The amendment postponing the ban was prepared by 10 fuel retailers who buy gasoline containing up to 50 milligrams of sulfur per kilogram. It is estimated that half of Estonia's gasoline is purchased from these suppliers, who import from Russia and Belarus. They control approximately half of the retail fuel market.
Currently, fuel suppliers in Russia and Belarus are unable to sell sulfur-free fuel (actually containing up to 10 milligrams of sulfur per kilogram) due to market demands. However, they are preparing to increase output capabilities by Jan.1, 2009, when, in accordance to EU regulations, only sulfur-free fuel can be sold in member states.
Estonian importers also claim that pushing gasoline with sulfur out of the market will lead to a "monopoly" on behalf of Finland's Porvoo refinery and Lithuania's Mazeikiu Nafta.

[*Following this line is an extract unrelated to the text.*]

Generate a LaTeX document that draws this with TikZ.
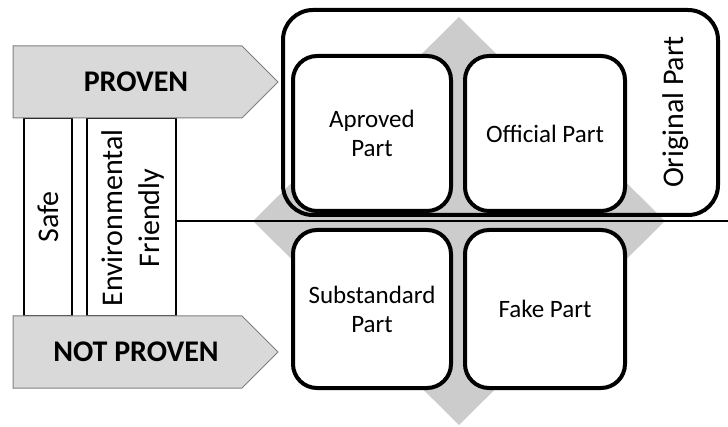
\documentclass[tikz,border=0pt]{standalone}
\usepackage{fontspec}
\setmainfont{Carlito}
\definecolor{arrowfill}{HTML}{D9D9D9}
\definecolor{arrowline}{HTML}{7F7F7F}
\definecolor{diamondfill}{HTML}{CCCCCC}
\tikzset{
  partbox/.style={draw=black, line width=4pt, rounded corners=24pt, fill=white,
    align=center, inner sep=0pt, font=\fontsize{25}{29}\selectfont},
  sidebox/.style={draw=black, line width=1.5pt, fill=white, inner sep=0pt},
  sidetext/.style={rotate=90, align=center, font=\fontsize{30}{37}\selectfont},
  proofarrow/.style={fill=arrowfill, draw=arrowline, line width=1pt},
  prooftext/.style={font=\bfseries\fontsize{30}{36}\selectfont},
  divider/.style={draw=black, line width=1.5pt}
}
\begin{document}
\begin{tikzpicture}[x=1pt,y=-1pt]
\useasboundingbox (0,0) rectangle (728,427);
% grey diamond
\fill[diamondfill] (459,17) -- (665,221) -- (459,425) -- (253,221) -- cycle;
% side boxes
\node[sidebox, minimum width=48pt, minimum height=198pt] (safe) at (48,217) {};
\node[sidebox, minimum width=89pt, minimum height=198pt] (env) at (131.5,217) {};
\node[sidetext] (safet) at (safe.center) {Safe};
\node[sidetext] (envt) at (133,218) {Environmental\\Friendly};
% arrows
\coordinate (pa1) at (13,46); \coordinate (pa2) at (242,46); \coordinate (pa3) at (278,82);
\coordinate (pa4) at (242,118); \coordinate (pa5) at (13,118);
\draw[proofarrow] (pa1) -- (pa2) -- (pa3) -- (pa4) -- (pa5) -- cycle;
\coordinate (na1) at (13,316); \coordinate (na2) at (242,316); \coordinate (na3) at (278,352);
\coordinate (na4) at (242,388); \coordinate (na5) at (13,388);
\draw[proofarrow] (na1) -- (na2) -- (na3) -- (na4) -- (na5) -- cycle;
\node[prooftext] (proven) at (136,82) {PROVEN};
\node[prooftext] (notproven) at (136,352) {NOT PROVEN};
% divider
\coordinate (divend) at (728,221);
\draw[divider] (env.east |- divend) -- (divend);
% original part outer box
\node[draw=black, line width=4pt, rounded corners=30pt, minimum width=435pt, minimum height=205pt, inner sep=0pt] (orig) at (500.5,112.5) {};
\node[sidetext] (origt) at (676,112) {Original Part};
% inner boxes
\node[partbox, minimum width=158pt, minimum height=155pt] (aproved) at (372,133.5) {Aproved\\Part};
\node[partbox, minimum width=160pt, minimum height=155pt] (official) at (545,133.5) {Official Part};
\node[partbox, minimum width=158pt, minimum height=158pt] (substd) at (372,309) {Substandard\\Part};
\node[partbox, minimum width=160pt, minimum height=158pt] (fake) at (545,309) {Fake Part};
\end{tikzpicture}
\end{document}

Ando Raud, head of Mokter, a company engaged in fuel wholesale, said purchasing sulfur-free diesel from Mazeikiu Nafta would be expensive since retailers could not buy directly from the refinery but through its trading arm in Estonia, Mazeikiu Nafta Trading House.
Shipping fuel from Finland, Sweden and Norway is even more expensive, he added. "This may lead to a number of bankruptcies of fuel retailers," he said.
Lembit Eespaev, head of Jetoil, a fuel wholesale company, said that Russian fuel would always be cheaper than that of competitors, since Russian companies are vertically integrated and control the whole production chain starting from well to pump.
Villem Tori, director of the Union of Estonian Automobile Enterprises, said that Lithuanian and Latvian transportation companies would have received a competitive advantage on the transit market if the amendment had not gone through since the sale of sulfur-gasoline will not be banned in the neighboring countries next year.
Finally, a ban would also have led to an increase of illegal trading with Estonians trekking to Russia to fill up their tanks with cheaper gas. One truck can take 1,000 liters of fuel and with 200 trucks passing the Ikla customs point daily, the state may lose significant tax revenues, said Katri Laanela, head of fuel wholesale company Saurix Petroleum.
According to Tori, fuel prices have increased about 80 percent since Estonia joined the EU in May 2004, and automobile enterprises can not survive another price hike. He couldn't say how high the price might have increased had the amendment not gone through.
"Estonia has moved toward environmental friendly production too fast, from 350 mg just a few years ago to 50 mg and now 10 mg, outracing EU norms. That is not wise," said Tori.
Tonu Aaro, manager of Mazeikiu Nafta Trading House, said that the price of sulfur-free diesel was only 0.04 kroon more expensive per liter on average in a yearly basis, and not some 0.40 kroons as claimed by those supporting gas with a high sulfur content. The company currently sells both products for the same price.
He did admit that there could be a price-hike in the logistics chain now that the ban has been postponed. "It will be most difficult for small retailers who have to invest in new containers and tanks," he said. "They have not perceived that the sales of sulfur-free diesel is still compulsory even if the sales of higher-sulfur content diesel is allowed."
Aaro said the Ministry of the Environment should have proceeded from the environmental aspect.
Kirs agreed. "By arguing around the business we forget the main aim of the act 's to create a cleaner living environment. Why postpone the amendment another three years?" she said, adding that in Tallinn alone busses consume 30,000 liters of gasoline per day.
The initial law to ban high-sulfur diesel in January 2006, three years before the date set by the EU, was suggested by fuel retailers themselves, said Viktor Grigorjev, adviser of the environmental management and technology department at the Environment Ministry.
"Due to changes in the world economy and the situation on the fuel market, it is necessary to avoid a price-hike that may occur with the change of sulfur content by postponing the distribution of diesel containing up to 50 milligrams of sulfur per kilogram until the deadline given in the directive," he said.